Medical schemes are non-profit mutual entities owned collectively by their members. There exists no profit motive, and subsequently no motivation to manage costs or improve efficiencies save for the goodwill and intent of the officers managing the scheme. But herein lies the rub – the vast majority of medical schemes employ exactly one person, a chief executive called a principal officer who reports to a board of non-executive trustees. The balance of all services required by a medical scheme, such as administrative, managed care, actuarial and clinical services are outsourced to for-profit entities.
The oversight required to manage the numerous technical and complex aspects of a medical scheme business is onerous enough for even a large management team, let alone a single person. Hence, the only manner to effectively achieve this oversight is to align the interests of all stakeholders contracted to the scheme, since they would be servicing their own self-interests whilst simultaneously achieving those of the scheme.
The blanket removal of this principle in the medical schemes industry left schemes out on their own, with no other legal entity involved in the financing of private healthcare truly taking risk. It has become a zero-sum game where these “non-profit schemes” carry all the risks and for-profit outsourced sub-contractors can wrap their services around the scheme with less consideration of value.
Effectively, the removal of “skin in the game” took the focus away from value and infused complacency in its place, which brings me to the essence of my argument.
Given that reinsurance has been virtually excised through regulatory intervention from the industry, the only protective mechanism that has been available to medical schemes for many years has been the building of their reserves.
But building reserves alone is a very blunt instrument, capable only of cushioning aberrations from the expected — such as pandemics.
Sidley infers from the sole attribute of large reserves that we have a sustainable private healthcare system. It is stable for the short-term, because of these reserves, but it cannot by any measure be considered sustainable.
As the HMI found after six years of evidence gathering in 2018, the industry is not as efficient or as cost-effective as it should be and suffers from a multitude of, thankfully, rectifiable problems. Some of this concerns the lack of alignment-of-interest principle but it also deals with a number of other weaknesses within the sector.
Fortunately, the HMI also went about developing a meticulous blueprint, something that the government could implement to improve the long-term sustainability of the private sector.
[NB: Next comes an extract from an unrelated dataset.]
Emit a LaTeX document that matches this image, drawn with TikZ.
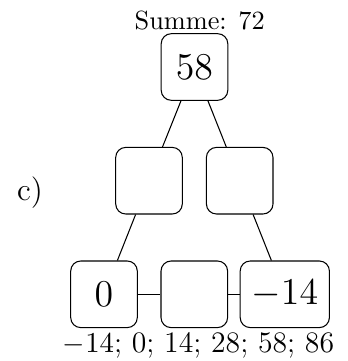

If the government now wishes to leverage off the positive consequences (ie the financial reserves) of the prudence of medical schemes, managed effectively under difficult circumstances over the past 20 years, then the least they could do is to recognise it as a valuable sector of our economy.
In doing so they could revise their NHI proposals to be more inclusive and include medical schemes as parallel insurers with the NHI Fund, and then implement the essential reforms that the government itself initiated via the establishment of the Health Market Inquiry.